SUPPLIED DATA:
%%
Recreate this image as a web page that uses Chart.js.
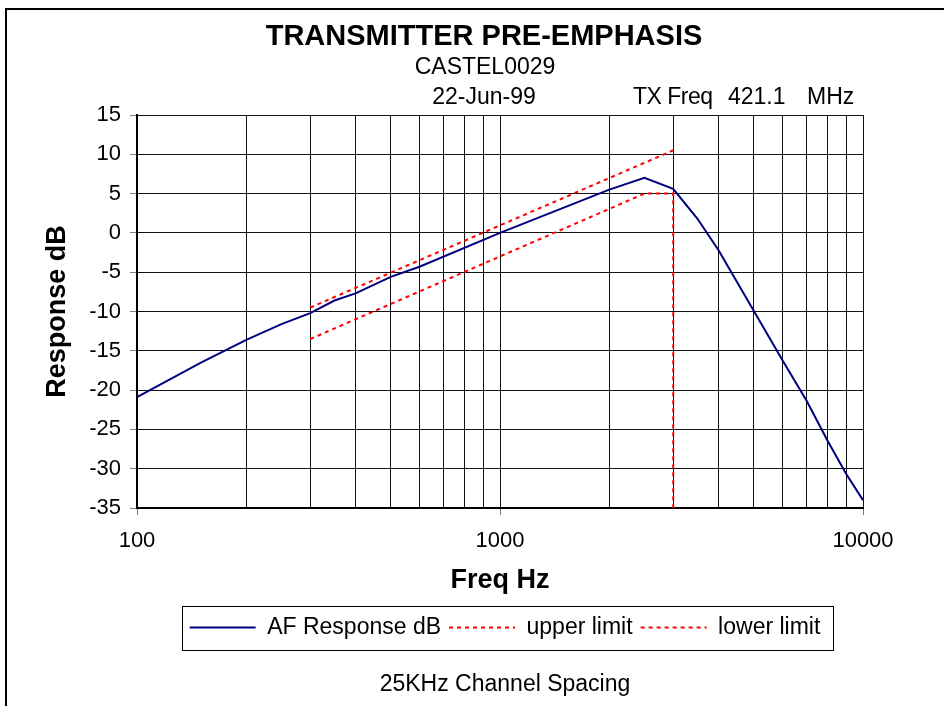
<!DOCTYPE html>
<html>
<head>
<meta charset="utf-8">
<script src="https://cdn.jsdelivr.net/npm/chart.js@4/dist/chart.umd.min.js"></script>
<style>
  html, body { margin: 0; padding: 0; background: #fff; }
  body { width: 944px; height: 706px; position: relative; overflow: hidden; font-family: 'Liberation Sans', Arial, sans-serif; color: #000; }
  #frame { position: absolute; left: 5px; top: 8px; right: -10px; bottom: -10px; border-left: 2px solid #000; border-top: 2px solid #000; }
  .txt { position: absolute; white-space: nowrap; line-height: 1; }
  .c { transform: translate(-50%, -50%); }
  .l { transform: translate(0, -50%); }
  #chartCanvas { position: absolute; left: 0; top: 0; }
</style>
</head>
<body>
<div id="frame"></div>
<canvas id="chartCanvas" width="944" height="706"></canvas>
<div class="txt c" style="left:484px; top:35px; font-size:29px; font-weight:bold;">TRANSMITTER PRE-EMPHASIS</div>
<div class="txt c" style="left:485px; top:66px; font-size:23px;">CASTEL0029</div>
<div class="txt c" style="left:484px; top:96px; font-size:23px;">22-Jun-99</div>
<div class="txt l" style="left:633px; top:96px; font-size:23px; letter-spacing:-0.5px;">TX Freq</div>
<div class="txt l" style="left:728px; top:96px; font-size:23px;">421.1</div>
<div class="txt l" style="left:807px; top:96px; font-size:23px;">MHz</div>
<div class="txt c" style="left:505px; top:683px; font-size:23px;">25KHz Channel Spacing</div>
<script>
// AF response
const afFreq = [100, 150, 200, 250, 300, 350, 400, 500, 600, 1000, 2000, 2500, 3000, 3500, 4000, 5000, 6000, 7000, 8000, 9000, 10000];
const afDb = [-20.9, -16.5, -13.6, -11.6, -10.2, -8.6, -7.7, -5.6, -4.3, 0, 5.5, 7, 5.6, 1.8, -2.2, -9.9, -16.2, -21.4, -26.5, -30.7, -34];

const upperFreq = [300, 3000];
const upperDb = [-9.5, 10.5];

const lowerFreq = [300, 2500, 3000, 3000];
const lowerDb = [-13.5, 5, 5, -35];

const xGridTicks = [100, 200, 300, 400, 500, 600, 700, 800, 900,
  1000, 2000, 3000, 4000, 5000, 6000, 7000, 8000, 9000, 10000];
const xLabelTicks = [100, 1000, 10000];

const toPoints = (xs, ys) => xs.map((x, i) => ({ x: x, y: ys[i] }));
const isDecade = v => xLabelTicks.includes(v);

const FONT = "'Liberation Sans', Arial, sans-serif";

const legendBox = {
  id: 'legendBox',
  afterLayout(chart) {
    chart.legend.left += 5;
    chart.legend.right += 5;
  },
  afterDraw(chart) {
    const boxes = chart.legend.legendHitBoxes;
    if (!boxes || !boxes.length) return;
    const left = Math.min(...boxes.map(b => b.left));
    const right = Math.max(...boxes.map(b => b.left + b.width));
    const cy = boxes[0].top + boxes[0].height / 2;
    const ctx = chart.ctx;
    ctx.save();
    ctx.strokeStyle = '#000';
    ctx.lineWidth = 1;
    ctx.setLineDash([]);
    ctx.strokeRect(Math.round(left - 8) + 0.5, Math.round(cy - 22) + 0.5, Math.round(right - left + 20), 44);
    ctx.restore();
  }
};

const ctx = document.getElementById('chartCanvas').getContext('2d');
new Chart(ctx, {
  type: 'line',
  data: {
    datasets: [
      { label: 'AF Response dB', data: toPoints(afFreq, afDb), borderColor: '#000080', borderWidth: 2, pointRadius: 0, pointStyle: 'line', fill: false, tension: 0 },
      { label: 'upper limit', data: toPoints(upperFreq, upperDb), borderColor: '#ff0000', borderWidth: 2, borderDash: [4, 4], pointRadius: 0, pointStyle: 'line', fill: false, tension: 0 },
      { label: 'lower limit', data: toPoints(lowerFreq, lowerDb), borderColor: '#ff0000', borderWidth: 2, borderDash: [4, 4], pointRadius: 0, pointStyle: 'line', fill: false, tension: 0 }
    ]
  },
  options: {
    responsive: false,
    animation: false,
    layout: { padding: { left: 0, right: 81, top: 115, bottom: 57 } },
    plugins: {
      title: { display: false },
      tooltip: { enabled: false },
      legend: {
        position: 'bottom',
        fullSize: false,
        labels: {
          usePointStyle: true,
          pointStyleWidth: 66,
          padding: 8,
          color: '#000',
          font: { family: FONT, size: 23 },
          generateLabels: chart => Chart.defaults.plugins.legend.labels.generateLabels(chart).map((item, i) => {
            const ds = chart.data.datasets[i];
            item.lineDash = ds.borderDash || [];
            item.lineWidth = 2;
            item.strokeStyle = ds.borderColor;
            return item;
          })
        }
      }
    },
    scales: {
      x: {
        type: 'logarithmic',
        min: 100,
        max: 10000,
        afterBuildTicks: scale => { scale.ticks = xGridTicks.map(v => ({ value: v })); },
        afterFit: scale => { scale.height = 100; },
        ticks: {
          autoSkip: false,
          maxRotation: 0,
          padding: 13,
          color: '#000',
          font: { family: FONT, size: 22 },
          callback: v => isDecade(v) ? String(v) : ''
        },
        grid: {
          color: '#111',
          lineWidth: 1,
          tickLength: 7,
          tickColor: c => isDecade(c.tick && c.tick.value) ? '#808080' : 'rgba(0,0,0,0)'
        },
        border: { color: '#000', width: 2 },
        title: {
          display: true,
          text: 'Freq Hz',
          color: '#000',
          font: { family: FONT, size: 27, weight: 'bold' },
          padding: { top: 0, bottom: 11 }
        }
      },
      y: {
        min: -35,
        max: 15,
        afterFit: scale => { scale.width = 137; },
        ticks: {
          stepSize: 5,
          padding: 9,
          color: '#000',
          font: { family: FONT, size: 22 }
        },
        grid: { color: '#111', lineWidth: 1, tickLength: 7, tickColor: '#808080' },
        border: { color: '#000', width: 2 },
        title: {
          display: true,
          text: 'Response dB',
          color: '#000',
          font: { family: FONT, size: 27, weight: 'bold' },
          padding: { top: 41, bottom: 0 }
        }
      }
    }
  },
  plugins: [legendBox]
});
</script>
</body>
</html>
%%
%%
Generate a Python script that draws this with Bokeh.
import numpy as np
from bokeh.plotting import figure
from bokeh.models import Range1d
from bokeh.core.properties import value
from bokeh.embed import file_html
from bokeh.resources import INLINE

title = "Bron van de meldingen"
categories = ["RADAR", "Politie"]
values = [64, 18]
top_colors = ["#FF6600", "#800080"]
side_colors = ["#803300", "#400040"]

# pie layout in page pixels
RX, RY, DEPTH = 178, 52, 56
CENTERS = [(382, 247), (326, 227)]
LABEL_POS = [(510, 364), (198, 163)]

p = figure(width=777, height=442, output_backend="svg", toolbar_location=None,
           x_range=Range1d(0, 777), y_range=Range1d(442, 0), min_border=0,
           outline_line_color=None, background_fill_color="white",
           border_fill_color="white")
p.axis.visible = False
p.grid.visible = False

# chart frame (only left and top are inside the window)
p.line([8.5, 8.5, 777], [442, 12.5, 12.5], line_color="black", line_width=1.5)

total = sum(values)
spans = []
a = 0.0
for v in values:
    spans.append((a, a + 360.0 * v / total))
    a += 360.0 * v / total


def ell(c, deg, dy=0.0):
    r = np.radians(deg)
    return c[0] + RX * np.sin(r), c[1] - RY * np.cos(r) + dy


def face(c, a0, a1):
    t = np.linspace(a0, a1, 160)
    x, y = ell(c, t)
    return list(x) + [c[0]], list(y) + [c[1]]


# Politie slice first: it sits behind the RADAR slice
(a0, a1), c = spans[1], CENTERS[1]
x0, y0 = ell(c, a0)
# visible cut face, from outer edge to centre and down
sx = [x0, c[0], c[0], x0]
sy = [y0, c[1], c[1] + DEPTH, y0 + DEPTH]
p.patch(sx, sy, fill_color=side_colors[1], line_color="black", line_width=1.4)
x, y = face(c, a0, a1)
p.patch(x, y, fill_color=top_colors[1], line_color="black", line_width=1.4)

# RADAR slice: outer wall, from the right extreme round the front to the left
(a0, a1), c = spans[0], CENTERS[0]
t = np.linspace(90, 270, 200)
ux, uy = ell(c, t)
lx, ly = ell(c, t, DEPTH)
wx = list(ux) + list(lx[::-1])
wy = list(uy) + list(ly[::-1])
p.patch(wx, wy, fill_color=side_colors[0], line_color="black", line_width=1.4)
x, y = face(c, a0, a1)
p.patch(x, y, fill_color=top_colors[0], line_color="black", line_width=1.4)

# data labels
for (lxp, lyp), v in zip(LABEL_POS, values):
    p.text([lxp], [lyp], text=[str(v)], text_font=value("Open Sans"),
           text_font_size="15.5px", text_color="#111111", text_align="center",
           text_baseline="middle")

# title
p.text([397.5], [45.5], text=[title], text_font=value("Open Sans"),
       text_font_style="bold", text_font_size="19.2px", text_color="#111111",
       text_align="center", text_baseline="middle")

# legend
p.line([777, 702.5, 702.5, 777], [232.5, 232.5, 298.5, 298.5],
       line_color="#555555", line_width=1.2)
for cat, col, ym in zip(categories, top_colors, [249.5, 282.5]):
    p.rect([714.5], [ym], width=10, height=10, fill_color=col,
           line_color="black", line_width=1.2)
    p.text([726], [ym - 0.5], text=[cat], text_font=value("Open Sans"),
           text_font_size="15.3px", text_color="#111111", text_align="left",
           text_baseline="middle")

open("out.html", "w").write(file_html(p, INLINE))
%%
GOAL OF THE EXERCISE: Which lines in the records above contain the string "this"? Copy each one.

FINAL RESULT:
Recreate this image as a web page that uses Chart.js.
Generate a Python script that draws this with Bokeh.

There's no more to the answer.